Often the key missing analytical ingredient is a customer’s potential. For example, if you have a customer with whom you have a 15% share, you may need to adjust to a more aggressive price profile. Conversely, if you have a small customer with whom you have a 75% share, you may be in position to get paid more for the great services you deliver. To get by customer share and potential, you often need to get help from outside services.

3. Share your tracking, analytics and pricing strategy with the business. In my last role as a pricing leader, we built our strategy using advanced analytics where we looked at customer level pricing, team level pricing, and brought in outside analytics help to understand a customer’s potential. Then we crafted a strategic plan, met with sales leadership, and set up a complete rollout schedule. It was complicated and intense work. If you want to learn more, check out our MDM Analytics Summit that will give you some step-by-step approaches to help you build a pricing strategy that works for your business. 

After setting the rollout plan, we went directly to each sales team and shared the complete details, desired margin levels, guardrails and the entire plan. We then rolled the training out and monitored it every day. 

It was no surprise that the “my customers are my best friends” sales teams were not happy, and it got interesting. There was a sales team that I will call “Derek and Linda” who were very unhappy with the approach. They told us it was unfair for their customers, they would lose orders, and that the pricing team consisted of a bunch of idiots who they were immediately taking off their Christmas card lists.

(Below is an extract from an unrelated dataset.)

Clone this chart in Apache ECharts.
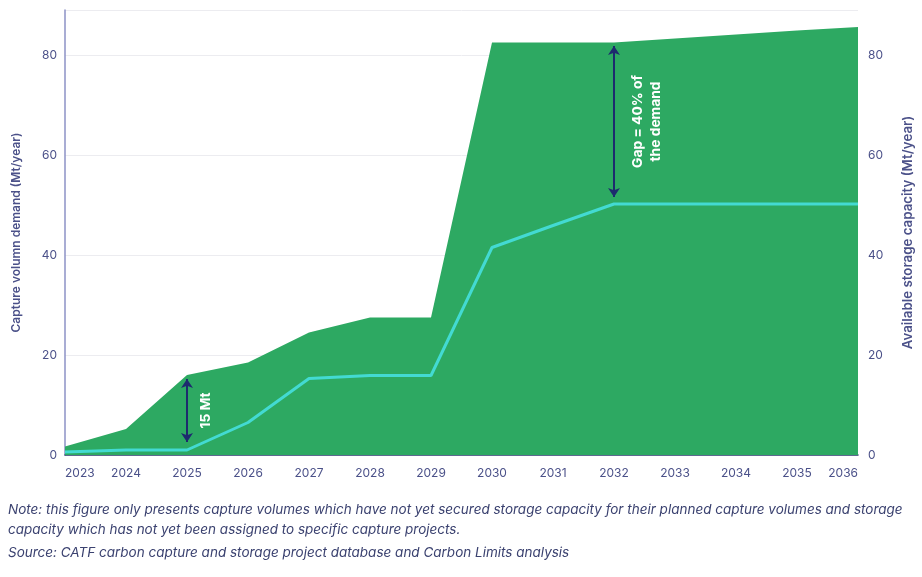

Nonetheless, our leadership team chose to institute some hard pricing floors with the program and set the lowest In Stock floor at 10.0 GM%. If you wrote an order below that level, your manager had to override the system. It wasn’t a shock that on the first day the new floors went into effect all of Derek and Linda’s orders were at exactly 10.1%. 

We stuck to our plan, and had daily follow-up calls with this team. Over time, we helped them solve issues on first cost and competitiveness. The entire time we kept raising the floors and expectations. At the end of six months, we were able to raise their margins up 5% and sales kept growing. The team was paid a flat percentage of Gross Margin dollars and got some great bonus checks. 

It never was easy, and this is the part of the story where you might think that I’ll write that we all hugged, sung songs at the campfire and became best friends. 

That didn’t happen. The “Derek and Linda” team continued to say it was unfair for their customers. They didn’t appreciate the experience at all. I doubt I will ever get back on the Christmas card list. 

The outcome, however, was worth it. In the end we all won. Our B2B business got paid more for the services we offered, and we made the business more profitable. We were able to invest those additional profits back into the business, reward our associates and grow.

We all need our outlaw sales teams to bring in business. You can help them to be more successful by building a robust analytical strategy that incorporates a customer’s potential spend. This will help you build a profitability strategy that brings back more orders at better profit levels. 

Then you can really enjoy heading off to the saloon to celebrate.